I believe this settles the debate: She IS going to fly one day6:52 PM
Airplanista Blog Editor
For 5.5 years since my granddaughter has been on this Earth, we have debated whether she will ever take an interest in airplanes, and in this wonderful thing I call the aviation family.
Well today, I think this debate ended.
I have taken her flying at 18 months and again at about three-years-old, and both times - maybe it was the way the Lycoming 0-540 purrs in Katy - she fell fast asleep before we left pattern altitude outbound.
Naturally, I was beginning to wonder...did she have the flying gene? Technically, she is my step-son's daughter, but there were a few aviators in my wife's family. Blood or not, it is hard to imagine her spending much time with me these days without a whole bunch of aviation DNA being transferred by osmosis.
I have a test that everyone I meet must pass before I can say they are without question...an aviator. It's what happens when an aircraft is spotted on the horizon heading across the sky. Ernest K. Gann describes this phenomenon best in his classic book, Fate is the Hunter:
"You can always tell when someone has lost his soul to flying. They are hopelessly committed to stopping whatever they are doing long enough to look up and make sure the aircraft purring overhead continues on course and does not suddenly fall out of the sky."This happens all day every day while at EAA AirVenture Oshkosh. Two or more people are chatting it up when one, two or a formation of a few dozen aircraft come into view. Suddenly, and without exception, all conversation ends until EVERY plane in view disappears over the horizon. This happens because - as Gann says - everyone at Oshkosh HAS in fact "lost their soul to flying."

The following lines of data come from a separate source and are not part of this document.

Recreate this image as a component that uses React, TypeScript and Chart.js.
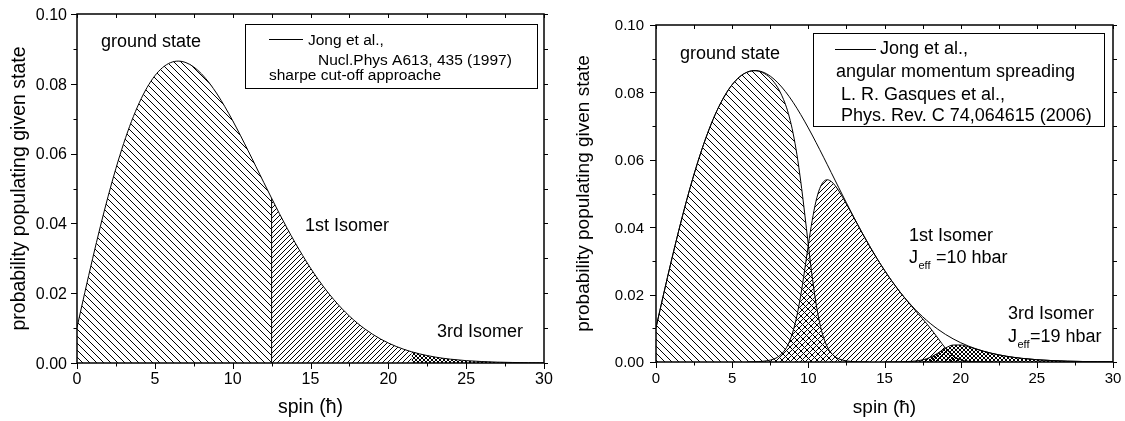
import React, { useEffect, useRef } from "react";
import { Chart, registerables } from "chart.js";

Chart.register(...registerables);

// ---------- data ----------
const spin = [
  0, 0.5, 1, 1.5, 2, 2.5, 3, 3.5, 4, 4.5, 5, 5.5, 6, 6.5, 7, 7.5, 8, 8.5,
  8.75, 9, 9.25, 9.5, 9.75, 10, 10.25, 10.5, 10.75, 11, 11.25, 11.5, 11.75, 12,
  12.5, 13, 13.5, 14, 14.5, 15, 15.5, 16, 16.5, 17, 17.5, 18, 18.5, 19, 19.5, 20, 20.5, 21, 21.5, 22,
  23, 24, 25, 26, 27, 28, 29, 30,
];

// Jong et al. envelope (sharp cut-off distribution)
const jongEnvelope = [
  0.01016, 0.02017, 0.02987, 0.03912, 0.04779, 0.05576, 0.06293, 0.06922, 0.07457, 0.07893, 0.0823, 0.08466, 0.08605, 0.0865, 0.08607, 0.08483, 0.08285, 0.08023,
  0.07871, 0.07707, 0.0753, 0.07343, 0.07148, 0.06945, 0.06735, 0.0652, 0.063, 0.06077, 0.05852, 0.05625, 0.05398, 0.05171,
  0.04722, 0.04283, 0.0386, 0.03457, 0.03077, 0.02721, 0.02392, 0.0209, 0.01815, 0.01567, 0.01345, 0.01147, 0.00973, 0.0082, 0.00688, 0.00573, 0.00475, 0.00392, 0.00321, 0.00262,
  0.00171, 0.00109, 0.00068, 0.00042, 0.00025, 0.00015, 0.00008, 0.00005,
];

// angular momentum spreading (right panel)
const groundSpread: (number | null)[] = [
  0.01016, 0.02017, 0.02987, 0.03912, 0.04779, 0.05576, 0.06293, 0.06922, 0.07457, 0.07893, 0.0823, 0.08466, 0.08602, 0.08642, 0.08586, 0.08426, 0.08136, 0.07642,
  0.07274, 0.06788, 0.06156, 0.05368, 0.04449, 0.03473, 0.02543, 0.01753, 0.01149, 0.00724, 0.00444, 0.00267, 0.00158, 0.00093,
  0.00032, 0.00011, 0.00004, 0.00001, null, null, null, null, null, null, null, null, null, null, null, null, null, null, null, null,
  null, null, null, null, null, null, null, null,
];

const isomer1Spread: (number | null)[] = [
  null, null, null, null, null, null, null, null, null, null, null, null, 0.00003, 0.00008, 0.00021, 0.00057, 0.00149, 0.00381,
  0.00597, 0.00919, 0.01374, 0.01975, 0.02699, 0.03473, 0.04192, 0.04767, 0.05151, 0.05353, 0.05408, 0.05358, 0.0524, 0.05078,
  0.0469, 0.04272, 0.03856, 0.03456, 0.03076, 0.0272, 0.0239, 0.02085, 0.01803, 0.01539, 0.01281, 0.0101, 0.00711, 0.0041, 0.00185, 0.00068, 0.00023, 0.00007, 0.00002, 0.00001,
  null, null, null, null, null, null, null, null,
];

const isomer3Spread: (number | null)[] = [
  null, null, null, null, null, null, null, null, null, null, null, null, null, null, null, null, null, null,
  null, null, null, null, null, null, null, null, null, null, null, null, null, null,
  null, null, null, null, null, 0.00001, 0.00002, 0.00005, 0.00012, 0.00028, 0.00064, 0.00137, 0.00262, 0.0041, 0.00503, 0.00505, 0.00452, 0.00385, 0.00319, 0.00261,
  0.00171, 0.00109, 0.00068, 0.00042, 0.00025, 0.00015, 0.00008, 0.00005,
];

// sharp cut-off boundaries (left panel)
const sharpCut1 = 12.5;
const sharpCut3 = 21.5;

// axis ticks
const xMajorTicks = [0, 5, 10, 15, 20, 25, 30];
const xMinorTicks = [2.5, 7.5, 12.5, 17.5, 22.5, 27.5];
const xTickLabels = ["0", "5", "10", "15", "20", "25", "30"];
const yMajorTicks = [0, 0.02, 0.04, 0.06, 0.08, 0.1];
const yMinorTicks = [0.01, 0.03, 0.05, 0.07, 0.09];
const yTickLabels = ["0.00", "0.02", "0.04", "0.06", "0.08", "0.10"];

const xTitle = "spin (\u0127)";
const yTitle = "probability populating given state";

// ---------- helpers ----------
const FONT = '"Liberation Sans", Arial, Helvetica, sans-serif';

function pts(values: (number | null)[], from = -Infinity, to = Infinity) {
  const out: { x: number; y: number }[] = [];
  spin.forEach((x, i) => {
    const y = values[i];
    if (y !== null && y !== undefined && x >= from && x <= to) out.push({ x, y });
  });
  return out;
}

function hatch(size: number, back: boolean, fwd: boolean): CanvasPattern {
  const c = document.createElement("canvas");
  c.width = size;
  c.height = size;
  const g = c.getContext("2d")!;
  g.fillStyle = "#000";
  for (let i = 0; i < size; i++) {
    if (back) g.fillRect(i, i, 1, 1);
    if (fwd) g.fillRect(size - 1 - i, i, 1, 1);
  }
  return g.createPattern(c, "repeat")!;
}

type TextItem = { text: string; x: number; y: number; size: number; sub?: string; after?: string };
type PanelStyle = {
  tickFont: number;
  yLabelGap: number;
  xLabelBaseline: number;
  yTitleX: number;
  xTitleBaseline: number;
  titleFont: number;
  legendBox: [number, number, number, number];
  legendSample: [number, number, number];
  legendLines: TextItem[];
  notes: TextItem[];
};

function drawText(ctx: CanvasRenderingContext2D, t: TextItem) {
  ctx.font = `${t.size}px ${FONT}`;
  ctx.textAlign = "left";
  ctx.textBaseline = "alphabetic";
  ctx.fillText(t.text, t.x, t.y);
  if (t.sub !== undefined) {
    let x = t.x + ctx.measureText(t.text).width;
    ctx.font = `${Math.round(t.size * 0.6)}px ${FONT}`;
    ctx.fillText(t.sub, x + 0.5, t.y + 6);
    x += ctx.measureText(t.sub).width + 1;
    ctx.font = `${t.size}px ${FONT}`;
    ctx.fillText(t.after || "", x, t.y);
  }
}

function framePlugin(style: PanelStyle) {
  return {
    id: "frameAxes",
    afterDatasetsDraw(chart: any) {
      const ctx: CanvasRenderingContext2D = chart.ctx;
      const xs = chart.scales.x;
      const ys = chart.scales.y;
      const { left, right, top, bottom } = chart.chartArea;
      ctx.save();
      ctx.strokeStyle = "#000";
      ctx.fillStyle = "#000";

      // frame
      ctx.lineWidth = 1.5;
      ctx.strokeRect(left, top, right - left, bottom - top);

      // ticks
      ctx.lineWidth = 1;
      ctx.beginPath();
      const xt = (v: number, len: number) => {
        const p = Math.round(xs.getPixelForValue(v)) + 0.5;
        ctx.moveTo(p, bottom);
        ctx.lineTo(p, bottom + len);
        ctx.moveTo(p, top);
        ctx.lineTo(p, top + 4);
      };
      const yt = (v: number, len: number) => {
        const p = Math.round(ys.getPixelForValue(v)) + 0.5;
        ctx.moveTo(left, p);
        ctx.lineTo(left - len, p);
        ctx.moveTo(right, p);
        ctx.lineTo(right + 4, p);
      };
      xMajorTicks.forEach((v) => xt(v, 6));
      xMinorTicks.forEach((v) => xt(v, 3.5));
      yMajorTicks.forEach((v) => yt(v, 6));
      yMinorTicks.forEach((v) => yt(v, 3.5));
      ctx.stroke();

      // tick labels
      ctx.font = `${style.tickFont}px ${FONT}`;
      ctx.textBaseline = "alphabetic";
      ctx.textAlign = "center";
      xMajorTicks.forEach((v, i) => {
        ctx.fillText(xTickLabels[i], xs.getPixelForValue(v), style.xLabelBaseline);
      });
      ctx.textAlign = "right";
      yMajorTicks.forEach((v, i) => {
        ctx.fillText(yTickLabels[i], left - style.yLabelGap, ys.getPixelForValue(v) + style.tickFont * 0.36);
      });

      // axis titles
      ctx.font = `${style.titleFont}px ${FONT}`;
      ctx.textAlign = "center";
      ctx.fillText(xTitle, (left + right) / 2, style.xTitleBaseline);
      ctx.save();
      ctx.translate(style.yTitleX, (top + bottom) / 2);
      ctx.rotate(-Math.PI / 2);
      ctx.fillText(yTitle, 0, style.titleFont * 0.36);
      ctx.restore();

      // legend box
      const [bx, by, bw, bh] = style.legendBox;
      ctx.fillStyle = "#fff";
      ctx.fillRect(bx, by, bw, bh);
      ctx.fillStyle = "#000";
      ctx.lineWidth = 1;
      ctx.strokeRect(bx + 0.5, by + 0.5, bw, bh);
      const [sx1, sx2, sy] = style.legendSample;
      ctx.beginPath();
      ctx.moveTo(sx1, sy + 0.5);
      ctx.lineTo(sx2, sy + 0.5);
      ctx.stroke();
      style.legendLines.forEach((t) => drawText(ctx, t));

      // annotations
      style.notes.forEach((t) => drawText(ctx, t));
      ctx.restore();
    },
  };
}

function baseOptions(padding: { left: number; right: number; top: number; bottom: number }) {
  return {
    responsive: false,
    maintainAspectRatio: false,
    animation: false as const,
    devicePixelRatio: 1,
    layout: { padding },
    plugins: {
      legend: { display: false },
      tooltip: { enabled: false },
      title: { display: false },
    },
    events: [],
    scales: {
      x: { type: "linear" as const, min: 0, max: 30, display: false },
      y: { type: "linear" as const, min: 0, max: 0.1, display: false },
    },
    elements: {
      point: { radius: 0 },
      line: { borderColor: "#000", borderWidth: 1, cubicInterpolationMode: "monotone" as const },
    },
  };
}

const noBorder = { borderColor: "rgba(0,0,0,0)", borderWidth: 0 };

function makeLeft(canvas: HTMLCanvasElement) {
  const back = hatch(7, true, false);
  const fwd = hatch(5, false, true);
  const cross = hatch(4, true, true);
  const cutIdx = spin.indexOf(sharpCut1);
  const style: PanelStyle = {
    tickFont: 16,
    yLabelGap: 10,
    xLabelBaseline: 384,
    yTitleX: 18,
    xTitleBaseline: 413,
    titleFont: 19.5,
    legendBox: [245, 24, 292, 64],
    legendSample: [269, 303, 39],
    legendLines: [
      { text: "Jong et al.,", x: 308, y: 45, size: 15.5 },
      { text: "Nucl.Phys A613, 435 (1997)", x: 318, y: 64.5, size: 15.5 },
      { text: "sharpe cut-off approache", x: 269, y: 80, size: 15.5 },
    ],
    notes: [
      { text: "ground state", x: 101, y: 47, size: 18 },
      { text: "1st Isomer", x: 305, y: 231, size: 18 },
      { text: "3rd Isomer", x: 437, y: 337, size: 18 },
    ],
  };
  return new Chart(canvas, {
    type: "line",
    data: {
      datasets: [
        { data: pts(jongEnvelope), fill: false, borderColor: "#000", borderWidth: 1 },
        {
          data: [
            { x: sharpCut1, y: 0 },
            { x: sharpCut1, y: jongEnvelope[cutIdx] },
          ],
          fill: false,
          borderColor: "#000",
          borderWidth: 1,
          cubicInterpolationMode: "default",
          tension: 0,
        },
        { data: pts(jongEnvelope, 0, sharpCut1), fill: "origin", backgroundColor: back, ...noBorder },
        { data: pts(jongEnvelope, sharpCut1, sharpCut3), fill: "origin", backgroundColor: fwd, ...noBorder },
        { data: pts(jongEnvelope, sharpCut3, 30), fill: "origin", backgroundColor: cross, ...noBorder },
      ] as any,
    },
    options: baseOptions({ left: 77, right: 18, top: 14, bottom: 58 }) as any,
    plugins: [framePlugin(style)],
  });
}

function makeRight(canvas: HTMLCanvasElement) {
  const back = hatch(7, true, false);
  const fwd = hatch(5, false, true);
  const cross = hatch(4, true, true);
  const style: PanelStyle = {
    tickFont: 15,
    yLabelGap: 12,
    xLabelBaseline: 383,
    yTitleX: 20,
    xTitleBaseline: 413,
    titleFont: 19,
    legendBox: [251, 33, 291, 93],
    legendSample: [273, 314, 49],
    legendLines: [
      { text: "Jong et al.,", x: 318, y: 54, size: 18 },
      { text: "angular momentum spreading", x: 274, y: 77, size: 18 },
      { text: "L. R. Gasques et al.,", x: 279, y: 100, size: 18 },
      { text: "Phys. Rev. C 74,064615 (2006)", x: 279, y: 121, size: 18 },
    ],
    notes: [
      { text: "ground state", x: 118, y: 59, size: 18 },
      { text: "1st Isomer", x: 347, y: 241, size: 18 },
      { text: "J", x: 347, y: 263, size: 18, sub: "eff", after: " =10 hbar" },
      { text: "3rd Isomer", x: 446, y: 319, size: 18 },
      { text: "J", x: 446, y: 342, size: 18, sub: "eff", after: "=19 hbar" },
    ],
  };
  return new Chart(canvas, {
    type: "line",
    data: {
      datasets: [
        { data: pts(jongEnvelope), fill: false, borderColor: "#000", borderWidth: 1 },
        { data: pts(groundSpread), fill: "origin", backgroundColor: back, borderColor: "#000", borderWidth: 1 },
        { data: pts(isomer1Spread), fill: "origin", backgroundColor: fwd, borderColor: "#000", borderWidth: 1 },
        { data: pts(isomer3Spread), fill: "origin", backgroundColor: cross, borderColor: "#000", borderWidth: 1 },
      ] as any,
    },
    options: baseOptions({ left: 94, right: 12, top: 25, bottom: 59 }) as any,
    plugins: [framePlugin(style)],
  });
}

export default function App() {
  const leftRef = useRef<HTMLCanvasElement>(null);
  const rightRef = useRef<HTMLCanvasElement>(null);
  useEffect(() => {
    const charts = [makeLeft(leftRef.current!), makeRight(rightRef.current!)];
    return () => charts.forEach((c) => c.destroy());
  }, []);
  return (
    <div style={{ position: "fixed", left: 0, top: 0, width: 1125, height: 421, background: "#fff" }}>
      <canvas
        ref={leftRef}
        width={562}
        height={421}
        style={{ position: "absolute", left: 0, top: 0, width: 562, height: 421 }}
      />
      <canvas
        ref={rightRef}
        width={563}
        height={421}
        style={{ position: "absolute", left: 562, top: 0, width: 563, height: 421 }}
      />
    </div>
  );
}
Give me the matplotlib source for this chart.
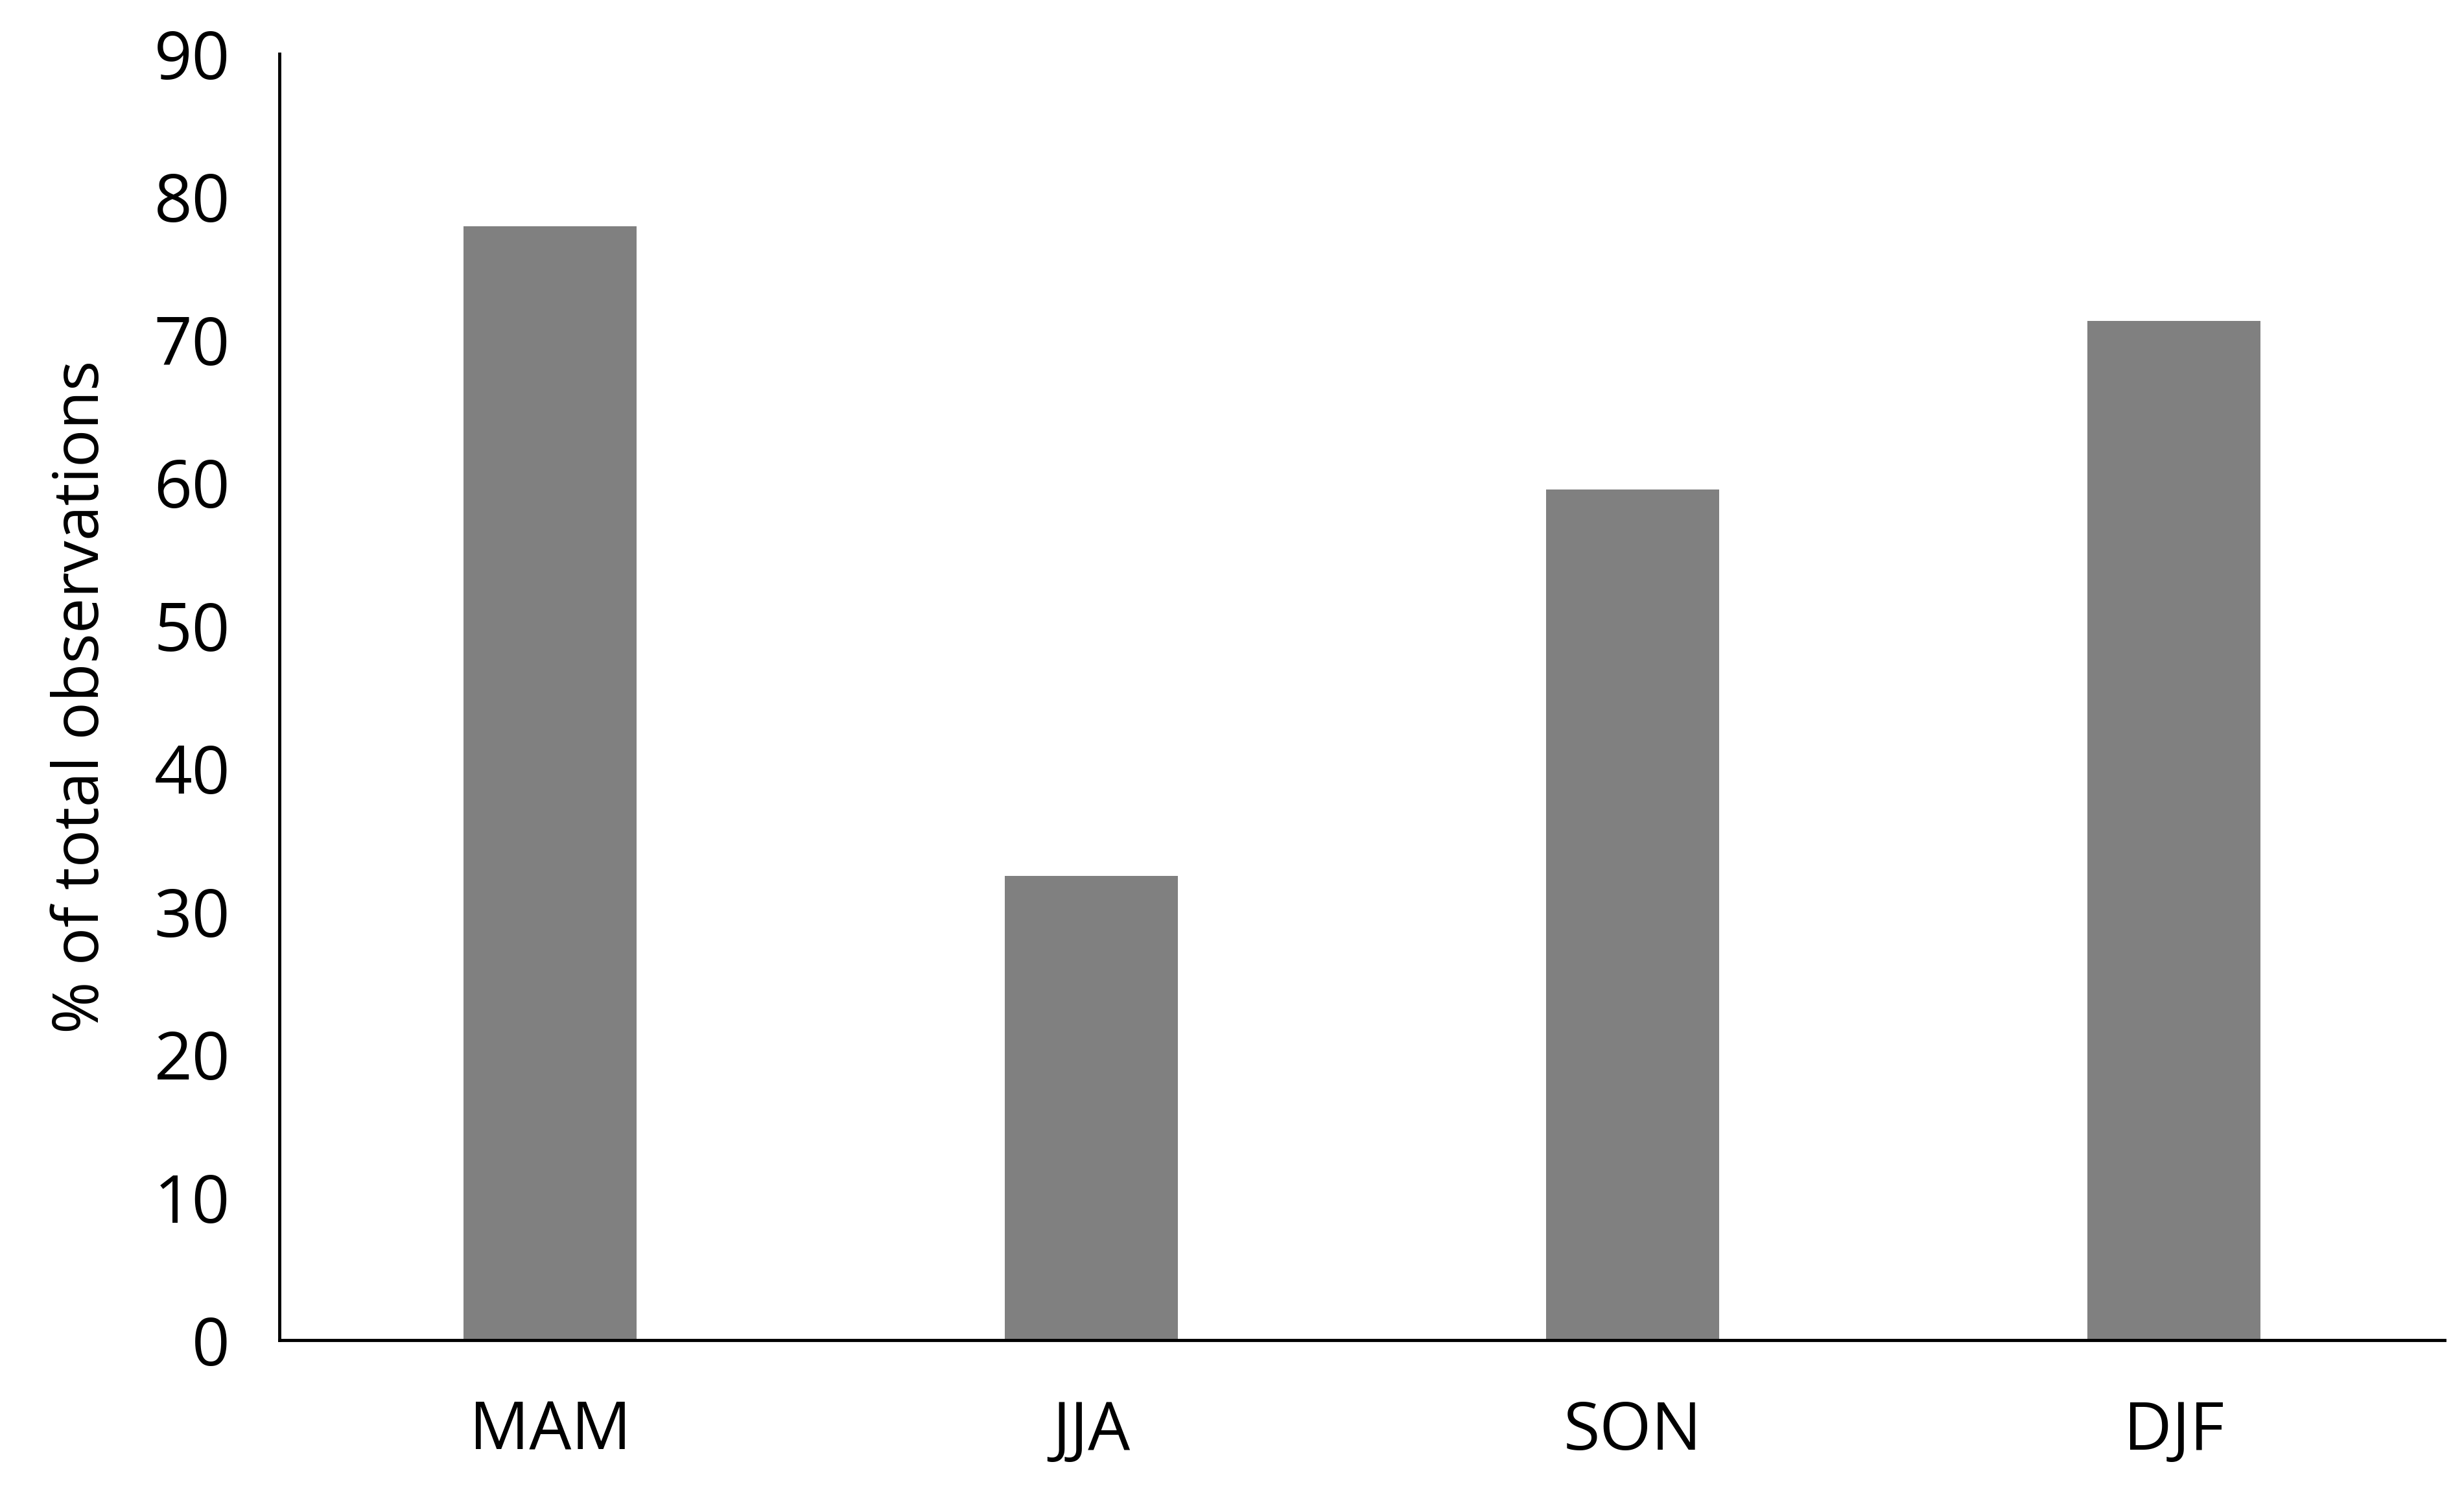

So today, I am escorting my young (and did I say supercute?) granddaughter across the parking lot of the completely awesome Portland Zoo, and we had a good convo going about what was more "awesomer", the Pink Flamingos or the Bald Eagles. I placed my vote for the Eagles, but was not making much ground on the lass when off in the distance we saw it...an expensive helicopter coming fast and low over Washington Park. Could have been a Bell product, but for sure it was turbine powered and in a hurry to get somewhere.
I turned to point out the inbound, and while it was still a speck over the trees, her gaze was already locked on as if guided by lasers. I continued to jabber on about zoo animals, when I noticed she had stopped talking. There was something far more important capturing her attention. So I watched her eyes, and read her body language:
Sure enough, my granddaughter never took her eyes off the helicopter, pivoting as she shielded her eyes from the sun to get a better look. I was no longer relevant in her world, for only those few seconds that the helicopter flew by. When the craft had flown from view over the trees, she turned back to me, and as if nothing had happened, simply said "the Pink Flamingos."Nobody in this planet was as proud of her as I was at that very moment. She looked up at me and asked why I was smiling. I answered that I'd tell her someday.
Then I asked her if she's ever heard of a place called Oshkosh.